Alberto Peola Gallery exhibits the latest work by Sophy Rickett: Twelve Trees, M40.
The pictures in the series Twelve Trees were taken during repeated visits over the course of a year to the same location, a car park of a motorway service station.
Each image shows a single tree against a perfect black background and is picked out using a studio flash set up. In this series, the photography studio has been transferred outside to the site itself and expanded to accommodate and adapt to the setting of the trees. By transferring the studio to the location any inconsistencies and irregularities of this outdoor location have been smoothed out or regulated.

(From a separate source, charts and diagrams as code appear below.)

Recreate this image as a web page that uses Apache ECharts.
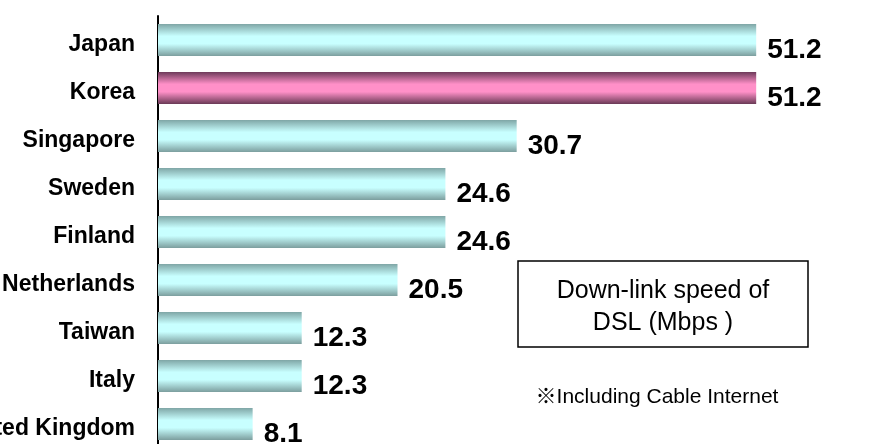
<!DOCTYPE html>
<html>
<head>
<meta charset="utf-8">
<script src="https://cdn.jsdelivr.net/npm/echarts@6/dist/echarts.min.js"></script>
<style>
  html, body { margin: 0; padding: 0; background: #fff; }
  #chart { width: 871px; height: 444px; }
</style>
</head>
<body>
<div id="chart"></div>
<script>
// Countries, top to bottom
const countries = ['Japan', 'Korea', 'Singapore', 'Sweden', 'Finland', 'Netherlands', 'Taiwan', 'Italy', 'United Kingdom'];
// Down-link speed of DSL (Mbps)
const speeds = [51.2, 51.2, 30.7, 24.6, 24.6, 20.5, 12.3, 12.3, 8.1];
// Country drawn in the highlight colour
const highlighted = 'Korea';

function barGradient(edgeTop, light, edgeBottom) {
  return new echarts.graphic.LinearGradient(0, 0, 0, 1, [
    { offset: 0, color: edgeTop },
    { offset: 0.38, color: light },
    { offset: 0.62, color: light },
    { offset: 1, color: edgeBottom }
  ]);
}
const cyanFill = barGradient('#7fa6a6', '#c8ffff', '#7c9e9e');
const pinkFill = barGradient('#6e3a5a', '#ff90c8', '#6a3a56');

const chart = echarts.init(document.getElementById('chart'), null, { renderer: 'canvas' });

chart.setOption({
  animation: false,
  backgroundColor: '#ffffff',
  grid: {
    left: 158, right: 12, top: 16, bottom: -4,
    containLabel: false,
    outerBoundsMode: 'none'
  },
  xAxis: {
    type: 'value',
    min: 0,
    max: 60,
    show: false
  },
  yAxis: {
    type: 'category',
    data: countries,
    inverse: true,
    axisLine: { show: true, lineStyle: { color: '#000', width: 2 } },
    axisTick: { show: false },
    axisLabel: {
      margin: 23,
      formatter: v => '{n|' + v + '}',
      rich: {
        n: {
          color: '#000',
          fontFamily: 'Liberation Sans, Arial, sans-serif',
          fontWeight: 'bold',
          fontSize: 23,
          padding: [10, 0, 0, 0]
        }
      }
    },
    splitLine: { show: false }
  },
  series: [{
    type: 'bar',
    data: countries.map((c, i) => ({
      value: speeds[i],
      itemStyle: { color: c === highlighted ? pinkFill : cyanFill }
    })),
    barWidth: 32,
    label: {
      show: true,
      position: 'right',
      distance: 11,
      offset: [0, 10],
      color: '#000',
      fontFamily: 'Liberation Sans, Arial, sans-serif',
      fontWeight: 'bold',
      fontSize: 28,
      formatter: p => p.value.toFixed(1)
    }
  }],
  graphic: [
    {
      type: 'rect',
      shape: { x: 518, y: 261, width: 290, height: 86 },
      style: { fill: '#fff', stroke: '#000', lineWidth: 1.5 }
    },
    {
      type: 'text',
      x: 663,
      y: 307,
      style: {
        text: 'Down-link speed of\nDSL (Mbps )',
        fontFamily: 'Liberation Sans, Arial, sans-serif',
        fontSize: 25,
        lineHeight: 32,
        fill: '#000',
        align: 'center',
        verticalAlign: 'middle'
      }
    },
    {
      type: 'text',
      x: 657,
      y: 397,
      style: {
        text: '※Including Cable Internet',
        fontFamily: 'Liberation Sans, Arial, "Noto Sans CJK JP", sans-serif',
        fontSize: 21,
        fill: '#000',
        align: 'center',
        verticalAlign: 'middle'
      }
    }
  ]
});
</script>
</body>
</html>
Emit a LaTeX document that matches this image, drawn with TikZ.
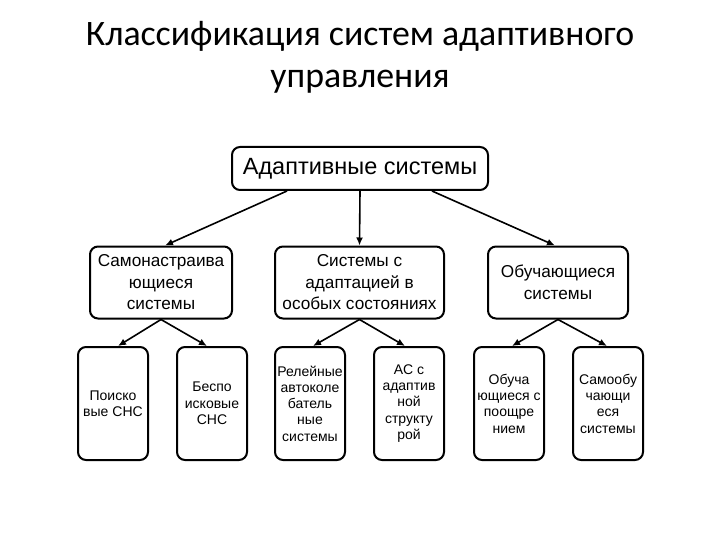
\documentclass[tikz,border=0pt]{standalone}
\usepackage{fontspec}
\setmainfont{Liberation Sans}
\newfontfamily\titlefont{Carlito}
\usetikzlibrary{arrows.meta}
\begin{document}
\begin{tikzpicture}[x=1pt,y=-1pt,
  box/.style={draw=black, line width=2pt, rounded corners=8pt, align=center, inner sep=0pt, fill=white},
  topbox/.style={box, minimum width=256pt, minimum height=43pt, font=\fontsize{23.5}{28}\selectfont},
  midbox/.style={box, minimum height=72pt, font=\fontsize{17.2}{21.5}\selectfont},
  lowbox/.style={box, minimum width=70pt, minimum height=113pt, font=\fontsize{14}{16.3}\selectfont},
  conn/.style={line width=1.6pt, -{Latex[length=8pt,width=7pt]}}]
\useasboundingbox (0,0) rectangle (720,540);
\node[font=\titlefont\fontsize{35.8}{42}\selectfont, align=center] (title) at (360,57) {Классификация систем адаптивного\\управления};
\node[topbox] (top) at (360,168.5) {Адаптивные системы};
\node[midbox, minimum width=142pt] (b1) at (161,282.5) {Самонастраива\\ющиеся\\системы};
\node[midbox, minimum width=169pt] (b2) at (359.5,282.5) {Системы с\\адаптацией в\\особых состояниях};
\node[midbox, minimum width=140pt] (b3) at (558,282.5) {Обучающиеся\\системы};
\node[lowbox] (c1) at (113,403.5) {Поиско\\вые СНС};
\node[lowbox] (c2) at (212,403.5) {Беспо\\исковые\\СНС};
\node[lowbox] (c3) at (310,403.5) {Релейные\\автоколе\\батель\\ные\\системы};
\node[lowbox] (c4) at (409,403.5) {АС с\\адаптив\\ной\\структу\\рой};
\node[lowbox] (c5) at (509,403.5) {Обуча\\ющиеся с\\поощре\\нием};
\node[lowbox] (c6) at (608,403.5) {Самообу\\чающи\\еся\\системы};
\draw[conn] ([xshift=-73pt]top.south) -- ([xshift=4pt]b1.north);
\draw[conn] (top.south) -- (b2.north);
\draw[conn] ([xshift=72pt]top.south) -- ([xshift=-3pt]b3.north);
\draw[conn] (b1.south) -- ([xshift=5pt]c1.north);
\draw[conn] (b1.south) -- ([xshift=-5pt]c2.north);
\draw[conn] (b2.south) -- ([xshift=3pt]c3.north);
\draw[conn] (b2.south) -- ([xshift=-4pt]c4.north);
\draw[conn] (b3.south) -- ([xshift=3pt]c5.north);
\draw[conn] (b3.south) -- ([xshift=-1pt]c6.north);
\end{tikzpicture}
\end{document}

This acts as a formal device and conceptual one, formalising each individual tree and also de-contextualising them - isolating them from their surroundings (the car park of a motorway service station). In some way this seems to heighten the 'individuality' of each tree, monumentalising it through a celebration and scrutiny of the minute details that make this one unique and separate from every other one. At the same time, by focusing on the peculiar characteristics that define the species, there is also a sense of the trees losing their 'individuality', which runs through this series.They become members of a species, in no way individual or unique, rather an example of a certain type of tree – in purely biological terms, a specimen.
Sophy Rickett is interested in this cross over: in the ambiguity of the boundaries between the poetic, romanticised interpretation of the trees - the heightened romanticism of a portrayal where they seem to glow against the void - like blackness of their surroundings, - and a more scientific grid-like portrayal that invites scrutiny and objective comparisons.